Both the space and the tolerance to speak the truths of God into the mounting chaos of the 21st century seems to be rapidly diminishing. Clearly, there is a formidable wave of mounting dissent that opposes God with an ever-accelerating intensity. And in facing such a foreboding reality, how do we speak the saving truth of the Gospel into our culture in a way that the message can vigorously slice through the very opposition that stands against the very faith that we are articulating? How do we articulate the message of the Gospel in a way that its voice is raised above the clamor that would otherwise smash it silent?
It’s not about changing the message, for the message was handed to us complete in every way. Rather, it’s about understanding both the audience and the cultural climate to which we are delivering the message, and subsequently articulating the message to effectively catch the ears and change the hearts of both.
In working with the many people that I am privileged to work with, I have wrestled with these questions. And along the way, I have authored a number of quotes that embody principles and perspectives that have served me well in gaining an ear for the Gospel. I have included a selection of these quotes in this article out of the hope that they might be of service to you as you seek to lift high the Gospel of Jesus Christ in a world that is bent on shutting Him down.
Words for the Times:
“If I have relegated God to a fantasy born of frightened men ill-suited to face life, I would suggest that this is far more the story of frightened men who wish God to be a fantasy because they are ill-suited to face Him.”
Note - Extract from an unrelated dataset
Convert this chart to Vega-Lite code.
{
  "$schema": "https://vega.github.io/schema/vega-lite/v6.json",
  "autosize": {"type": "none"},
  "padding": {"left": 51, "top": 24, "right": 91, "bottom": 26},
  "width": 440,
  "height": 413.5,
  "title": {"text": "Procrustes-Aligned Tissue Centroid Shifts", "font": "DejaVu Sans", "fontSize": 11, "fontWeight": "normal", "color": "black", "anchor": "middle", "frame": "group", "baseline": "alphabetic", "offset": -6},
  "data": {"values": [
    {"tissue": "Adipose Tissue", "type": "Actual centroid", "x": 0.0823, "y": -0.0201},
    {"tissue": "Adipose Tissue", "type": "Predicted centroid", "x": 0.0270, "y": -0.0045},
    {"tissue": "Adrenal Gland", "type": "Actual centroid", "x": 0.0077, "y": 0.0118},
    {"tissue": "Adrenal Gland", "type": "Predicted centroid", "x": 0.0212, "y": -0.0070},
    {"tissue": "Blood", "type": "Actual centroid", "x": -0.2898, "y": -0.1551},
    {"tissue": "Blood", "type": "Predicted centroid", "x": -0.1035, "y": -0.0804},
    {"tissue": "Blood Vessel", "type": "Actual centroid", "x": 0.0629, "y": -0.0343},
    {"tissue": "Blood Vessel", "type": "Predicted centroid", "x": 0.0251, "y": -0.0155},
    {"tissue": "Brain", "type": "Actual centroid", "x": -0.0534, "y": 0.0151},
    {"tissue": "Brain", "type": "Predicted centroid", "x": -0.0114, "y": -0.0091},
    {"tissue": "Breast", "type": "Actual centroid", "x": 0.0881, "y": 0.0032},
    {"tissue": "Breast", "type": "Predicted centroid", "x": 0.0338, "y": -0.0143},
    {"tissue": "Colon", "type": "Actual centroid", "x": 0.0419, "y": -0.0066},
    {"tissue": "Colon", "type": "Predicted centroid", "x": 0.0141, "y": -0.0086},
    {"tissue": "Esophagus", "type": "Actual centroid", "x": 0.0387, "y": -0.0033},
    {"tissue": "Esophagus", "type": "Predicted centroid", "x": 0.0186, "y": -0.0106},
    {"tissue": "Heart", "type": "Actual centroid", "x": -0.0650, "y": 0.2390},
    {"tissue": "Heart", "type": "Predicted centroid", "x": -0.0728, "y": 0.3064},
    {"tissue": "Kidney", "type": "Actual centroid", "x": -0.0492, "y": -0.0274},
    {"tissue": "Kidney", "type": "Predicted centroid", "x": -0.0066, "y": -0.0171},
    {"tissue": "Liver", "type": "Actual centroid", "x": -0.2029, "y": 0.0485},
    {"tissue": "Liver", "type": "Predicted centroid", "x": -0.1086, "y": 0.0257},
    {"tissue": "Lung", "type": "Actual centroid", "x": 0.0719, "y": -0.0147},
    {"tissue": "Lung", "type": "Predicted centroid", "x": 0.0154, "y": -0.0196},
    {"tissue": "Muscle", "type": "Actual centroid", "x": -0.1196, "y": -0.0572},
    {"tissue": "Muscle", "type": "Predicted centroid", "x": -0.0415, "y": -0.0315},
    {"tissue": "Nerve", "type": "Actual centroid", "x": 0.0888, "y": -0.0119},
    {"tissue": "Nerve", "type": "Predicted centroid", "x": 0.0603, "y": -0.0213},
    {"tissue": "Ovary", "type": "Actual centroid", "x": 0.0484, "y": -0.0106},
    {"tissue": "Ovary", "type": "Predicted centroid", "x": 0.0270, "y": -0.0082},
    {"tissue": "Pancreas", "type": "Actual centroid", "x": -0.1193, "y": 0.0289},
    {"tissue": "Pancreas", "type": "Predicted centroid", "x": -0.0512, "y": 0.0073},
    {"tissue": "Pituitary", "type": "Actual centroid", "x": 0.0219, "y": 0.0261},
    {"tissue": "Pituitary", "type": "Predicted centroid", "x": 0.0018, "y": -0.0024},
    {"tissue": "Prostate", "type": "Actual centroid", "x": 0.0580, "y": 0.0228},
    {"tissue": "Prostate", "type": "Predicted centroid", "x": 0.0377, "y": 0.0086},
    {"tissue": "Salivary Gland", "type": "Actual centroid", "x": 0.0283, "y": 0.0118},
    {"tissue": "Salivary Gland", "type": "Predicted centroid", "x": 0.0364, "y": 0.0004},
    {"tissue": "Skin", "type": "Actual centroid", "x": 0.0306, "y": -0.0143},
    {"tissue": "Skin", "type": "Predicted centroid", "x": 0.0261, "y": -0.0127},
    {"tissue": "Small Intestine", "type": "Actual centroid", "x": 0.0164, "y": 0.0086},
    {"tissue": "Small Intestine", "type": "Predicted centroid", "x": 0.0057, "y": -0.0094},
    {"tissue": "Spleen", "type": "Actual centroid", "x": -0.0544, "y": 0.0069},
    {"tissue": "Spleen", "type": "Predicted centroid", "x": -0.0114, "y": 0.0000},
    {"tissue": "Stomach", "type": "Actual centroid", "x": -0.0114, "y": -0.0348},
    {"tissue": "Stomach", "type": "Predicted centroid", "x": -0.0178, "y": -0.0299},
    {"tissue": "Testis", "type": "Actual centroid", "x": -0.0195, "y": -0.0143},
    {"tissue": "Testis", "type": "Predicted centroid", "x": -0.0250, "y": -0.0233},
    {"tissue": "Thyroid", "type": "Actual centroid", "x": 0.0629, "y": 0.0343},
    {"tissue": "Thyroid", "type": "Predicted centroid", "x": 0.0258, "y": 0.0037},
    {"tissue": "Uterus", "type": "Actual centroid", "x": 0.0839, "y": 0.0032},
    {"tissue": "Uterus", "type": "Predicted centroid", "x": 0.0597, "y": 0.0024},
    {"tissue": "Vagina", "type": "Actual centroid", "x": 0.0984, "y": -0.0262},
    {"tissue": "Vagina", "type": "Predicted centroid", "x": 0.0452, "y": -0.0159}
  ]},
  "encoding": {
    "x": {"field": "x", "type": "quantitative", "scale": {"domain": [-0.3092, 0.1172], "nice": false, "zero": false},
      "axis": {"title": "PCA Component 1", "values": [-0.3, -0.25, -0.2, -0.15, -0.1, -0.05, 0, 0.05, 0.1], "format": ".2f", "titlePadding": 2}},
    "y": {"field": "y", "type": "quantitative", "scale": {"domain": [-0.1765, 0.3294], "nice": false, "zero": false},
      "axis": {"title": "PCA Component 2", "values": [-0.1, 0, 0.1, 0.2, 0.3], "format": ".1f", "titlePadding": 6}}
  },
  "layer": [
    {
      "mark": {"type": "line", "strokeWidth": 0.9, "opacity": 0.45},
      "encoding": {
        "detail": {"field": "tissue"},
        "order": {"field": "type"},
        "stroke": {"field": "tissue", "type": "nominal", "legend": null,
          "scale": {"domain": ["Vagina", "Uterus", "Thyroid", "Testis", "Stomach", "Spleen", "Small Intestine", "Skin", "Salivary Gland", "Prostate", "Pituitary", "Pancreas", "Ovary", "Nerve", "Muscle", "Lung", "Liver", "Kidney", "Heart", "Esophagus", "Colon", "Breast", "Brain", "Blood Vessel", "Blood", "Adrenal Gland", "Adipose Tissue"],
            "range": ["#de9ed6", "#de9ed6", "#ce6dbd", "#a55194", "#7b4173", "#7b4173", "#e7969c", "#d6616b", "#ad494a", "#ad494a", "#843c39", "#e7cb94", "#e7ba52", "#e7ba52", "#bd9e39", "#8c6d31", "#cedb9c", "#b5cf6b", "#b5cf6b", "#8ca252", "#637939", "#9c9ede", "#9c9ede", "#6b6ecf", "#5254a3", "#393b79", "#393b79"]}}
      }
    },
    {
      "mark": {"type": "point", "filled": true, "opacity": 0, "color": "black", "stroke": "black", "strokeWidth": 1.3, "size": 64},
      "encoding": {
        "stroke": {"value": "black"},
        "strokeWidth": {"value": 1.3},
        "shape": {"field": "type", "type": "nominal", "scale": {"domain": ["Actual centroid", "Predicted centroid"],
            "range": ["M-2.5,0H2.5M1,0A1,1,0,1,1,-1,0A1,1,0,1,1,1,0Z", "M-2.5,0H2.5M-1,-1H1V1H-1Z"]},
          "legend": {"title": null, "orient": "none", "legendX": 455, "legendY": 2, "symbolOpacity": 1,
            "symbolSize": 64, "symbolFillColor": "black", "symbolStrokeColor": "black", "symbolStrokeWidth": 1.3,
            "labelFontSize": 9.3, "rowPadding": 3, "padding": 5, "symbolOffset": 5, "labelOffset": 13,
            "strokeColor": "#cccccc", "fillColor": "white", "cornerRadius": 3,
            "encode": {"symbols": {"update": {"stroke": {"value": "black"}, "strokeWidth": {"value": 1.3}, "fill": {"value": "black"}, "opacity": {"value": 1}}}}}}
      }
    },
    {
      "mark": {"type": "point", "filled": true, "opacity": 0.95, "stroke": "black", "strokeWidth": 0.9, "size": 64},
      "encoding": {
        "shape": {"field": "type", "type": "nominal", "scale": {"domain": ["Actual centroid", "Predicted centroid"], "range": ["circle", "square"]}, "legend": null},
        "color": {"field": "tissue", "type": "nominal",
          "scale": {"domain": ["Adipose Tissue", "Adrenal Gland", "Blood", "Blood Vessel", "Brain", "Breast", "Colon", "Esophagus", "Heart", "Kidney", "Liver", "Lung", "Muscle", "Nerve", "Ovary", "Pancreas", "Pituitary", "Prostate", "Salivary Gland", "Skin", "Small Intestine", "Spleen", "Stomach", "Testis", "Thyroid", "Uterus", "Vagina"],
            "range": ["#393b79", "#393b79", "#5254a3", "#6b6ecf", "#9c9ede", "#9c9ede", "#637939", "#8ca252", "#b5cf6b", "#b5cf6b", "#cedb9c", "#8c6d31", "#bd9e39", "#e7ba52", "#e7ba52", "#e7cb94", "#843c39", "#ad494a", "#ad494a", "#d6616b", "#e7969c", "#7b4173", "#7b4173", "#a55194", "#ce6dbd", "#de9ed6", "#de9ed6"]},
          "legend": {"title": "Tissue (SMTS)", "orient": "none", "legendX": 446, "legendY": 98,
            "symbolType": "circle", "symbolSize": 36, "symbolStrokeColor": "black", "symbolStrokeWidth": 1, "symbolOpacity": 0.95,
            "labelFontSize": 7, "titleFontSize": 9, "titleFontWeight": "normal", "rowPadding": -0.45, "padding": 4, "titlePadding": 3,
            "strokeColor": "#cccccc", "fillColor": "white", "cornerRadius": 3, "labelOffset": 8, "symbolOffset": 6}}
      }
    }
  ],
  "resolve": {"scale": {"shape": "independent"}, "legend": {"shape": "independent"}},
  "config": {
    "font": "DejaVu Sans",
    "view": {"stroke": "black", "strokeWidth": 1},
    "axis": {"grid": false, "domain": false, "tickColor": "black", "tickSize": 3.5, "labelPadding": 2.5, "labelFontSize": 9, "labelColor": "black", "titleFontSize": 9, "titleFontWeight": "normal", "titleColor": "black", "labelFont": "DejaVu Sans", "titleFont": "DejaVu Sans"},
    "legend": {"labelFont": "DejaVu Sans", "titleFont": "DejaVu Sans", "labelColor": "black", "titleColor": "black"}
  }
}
“Are we so gleefully enraptured with our own greed that we think it wise to banish God to the barest fringes of our existence? For I would surmise that if we are that impoverished, we deserve the destruction that such impoverishment will rain upon us. And in the rain, I must tell you that I will not flee to the fringes to which we have banished God in order to find shelter in His embrace. Rather, I will pray Him into the middle of the rain so that all of us will suddenly find ourselves sheltered from the rain that we had created by the God that we had banished. For such is the character of this God.”
“When I find a man sold out to God, I have found a rare thing. And I have discovered that God is in the business of creating rare things, of which I someday hope to be one so that I might help you become one as well.”
“I have sat in the impossible places that existed leagues beyond the reach of the prose of men, the touch of friends, and the encouragement of family. And in these horribly famished places where hope languished and desperation ruled, I eventually fell to exhaustion and laid my life in the frigid embrace of an awaiting death only to find that instead I had fallen into the warm hands of a loving God. And while these words are the prose of yet another man, the hands that they speak of are not.”
“There is no depth that exceeds the reach of the God who is, at this very moment, seeking you out in the holes that you have dug for yourself.”
“I can tell you that God has repeatedly ‘raised me up’ in the middle of the innumerable situations where ‘up’ had become a hope lost in the darkness of the places to which I had fallen. And while that is the miracle of my story, it sits waiting to be the reality of yours.”
“The only ethics that will effectively guide mankind are those that mankind did not create.”
“If Jesus is in the storm, then there is no need for us to be in the boat. Yet, too many Christians spend all of their time wandering around the marina being in neither boat nor storm.”
“We might wish to take note of the fact that it is within the impoverishment of our own thinking that we create these innumerable strategies which we brazenly herald as the means to mankind’s salvation. And the means by which to halt the incessant travesties that this failed reality repeatedly births is to acknowledge the impoverishment of our relationship with the God who has already secured our salvation.”
“How do I come to believe in God? Immerse yourself in the alternatives.”
“Mankind is on a mission to free itself from a God whose mission is to free us from ourselves. And if our mission prevails, we won’t.”
“It seems that we are not in a state of disbelief regarding the existence of God. Rather, we are in a state of rebellion against His existence. But have we not yet come to understand that in the end, that kind of rebellion is a rebellion against our own existence?”
“More often than not, it’s not that we don’t believe in God. Rather, it’s that we don’t want to.”
“It is not ignorance that causes me to follow God, nor is it escapism through some rigorously contrived fantasy. Rather, those are the things that keep me from following the world.”
“If you deem me as being a fool because I believe in God, I would only have you look around at the chaos and carnage in the world today and ask what kind of fool would believe in men who don’t believe in God?”
“Yes, I believe that God cries. For the heart of any true parent is shattered beyond reparation when they have invested their greatest treasures in their children only to have their children recklessly trample upon those riches as if they were the stuff of nothing. And once they’ve trampled them sufficiently, to then watch them set out on some spurious path wherein the children live out the whole of their lives themselves being trampled. Oh yes, God cries. Yet, it is I who stands on this road with riches forfeited crying not for the poor choices that I’ve made, but because I am the child who made God cry.”